Mücadelenin belirli bir aşamasında işçiyi muhatap almak zorunda kalan patronların oyunlarına karşı çok dikkatli davranacaksın. Görüşmelerde “eşitler arası bir ilişki kurulması” en temel zorunluluklardan birisidir. Amir baskısı, işverenlik sıfatı ve hiyerarşisini kullanarak ilişki kurma, sulh masasını mobbing masasına dönüştürme çabaları, kamu görevlileriyle görüşme sırasında kamu otoritesinin verdiği güçten yararlanma, hiyerarşik işkilenme temel sorunlardandır. Bunları boşa düşürmek de bizim görevlerimizdendir. Soyut vaatlerle ve temennilerle de yetinmeyeceğiz. Bazen bunların tamamına aykırı olan bir şeyde de ısrar edeceksin. Haklı olanı, meşru olanı merkezine alacaksın.

Bağımsız Maden İşçileri Sendikası olarak bu bilinçle Temmuz 2020’de, ne istediğini ve nasıl isteyeceğini bilen 50 cesur madenci ile yaptığımız eylem sonucunda, 15-16 Haziran’dan 50 yıl sonra, İş Kanunu’na Geçici 11. maddeyi eklettik. Kanunla, mahkemeyle mümkün olmayan şey, mücadele ve müzakere sonrasında kanun maddesi haline geldi. Yapacak hiçbir şeyi kalmayan Somalı maden işçilerine yasal koruma sağladık.

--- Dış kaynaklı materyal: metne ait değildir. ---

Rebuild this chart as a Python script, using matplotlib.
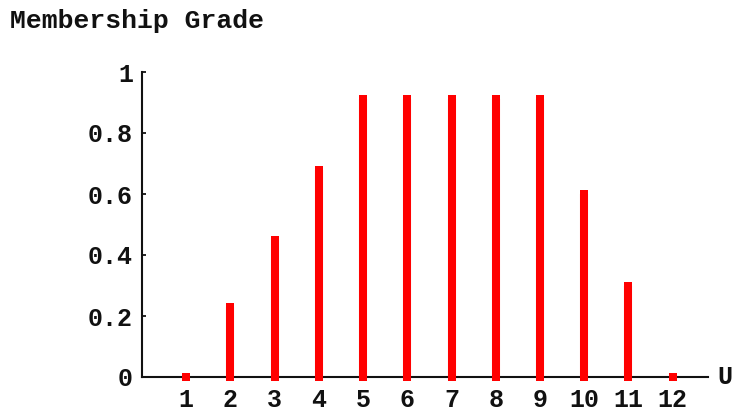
import matplotlib
matplotlib.use("Agg")
import matplotlib.pyplot as plt

# data
universe = [1, 2, 3, 4, 5, 6, 7, 8, 9, 10, 11, 12]
grades = [0.0, 0.23, 0.45, 0.68, 0.91, 0.91, 0.91, 0.91, 0.91, 0.6, 0.3, 0.0]
y_ticks = [0, 0.2, 0.4, 0.6, 0.8, 1]
y_tick_labels = ["0", "0.2", "0.4", "0.6", "0.8", "1"]

FONT = "Liberation Mono"
FS = 18

fig = plt.figure(figsize=(7.36, 4.12), dpi=100)
ax = fig.add_axes([142 / 736, 35 / 412, 566 / 736, 305 / 412])

# thick stems; square ends so that zero grades still show a dot
ax.vlines(universe, 0, grades, colors="#ff0000", linewidth=5.8,
          clip_on=False, zorder=3)
ax.plot(universe, grades, "s", color="#ff0000", markersize=5.8,
        markeredgewidth=0, clip_on=False, zorder=3)
ax.plot(universe, [0] * len(universe), "s", color="#ff0000", markersize=5.8,
        markeredgewidth=0, clip_on=False, zorder=3)

ax.set_xlim(0, 12.8)
ax.set_ylim(0, 1)

for side in ("top", "right"):
    ax.spines[side].set_visible(False)
for side in ("left", "bottom"):
    ax.spines[side].set_linewidth(1.5)
    ax.spines[side].set_color("#111111")

ax.set_xticks(universe)
ax.set_xticklabels([str(u) for u in universe], fontfamily=FONT, fontsize=FS,
                   fontweight="bold", color="#111111")
ax.set_yticks(y_ticks)
ax.set_yticklabels(y_tick_labels, fontfamily=FONT, fontsize=FS,
                   fontweight="bold", color="#111111")

ax.tick_params(axis="x", length=0, pad=8)
ax.tick_params(axis="y", direction="in", length=3, width=1.2, pad=6.5)

fig.text(10 / 736, 1 - 21 / 412, "Membership Grade", fontfamily=FONT,
         fontsize=19, fontweight="bold", color="#111111",
         ha="left", va="center")
fig.text(717 / 736, 1 - 377 / 412, "U", fontfamily=FONT, fontsize=FS,
         fontweight="bold", color="#111111", ha="left", va="center")

fig.savefig("out.png", dpi=100)
plt.close(fig)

Hak sınırlayan ve aykırı olanı kaldırmak, onu baştan yazmak temel görevlerimizdendir. Talep ettiğin haklar mevcut yasalarla çeliştiğinde onu düzeltmek için mücadele etmek de hepimizin görevidir. Ankara’ya yürürken yasaya aykırı diyerek yolları kesilen ve ceza tehdidiyle engellenen işçiler, hem engeli hem de kanunla getirilen yasağı tanımadılar. Sonunda o barikatları aşıp Ankara yoluna devam eden işçiler hem haklarını aldılar hem de şehirlerarası yollarda yürüyüş yasağını kaldırdılar.  2911 sayılı Toplantı ve Gösteri Yürüyüşleri Kanunu’nun 22. Maddesi’nden “şehirlerarası yollarda yürüyüş yasağı” kısmını çıkarttılar.

İşçinin hakkını, hukukunu kendisinin belirlediği, kendisinin yazacağı günler gelene kadar mücadelemiz devam edecek.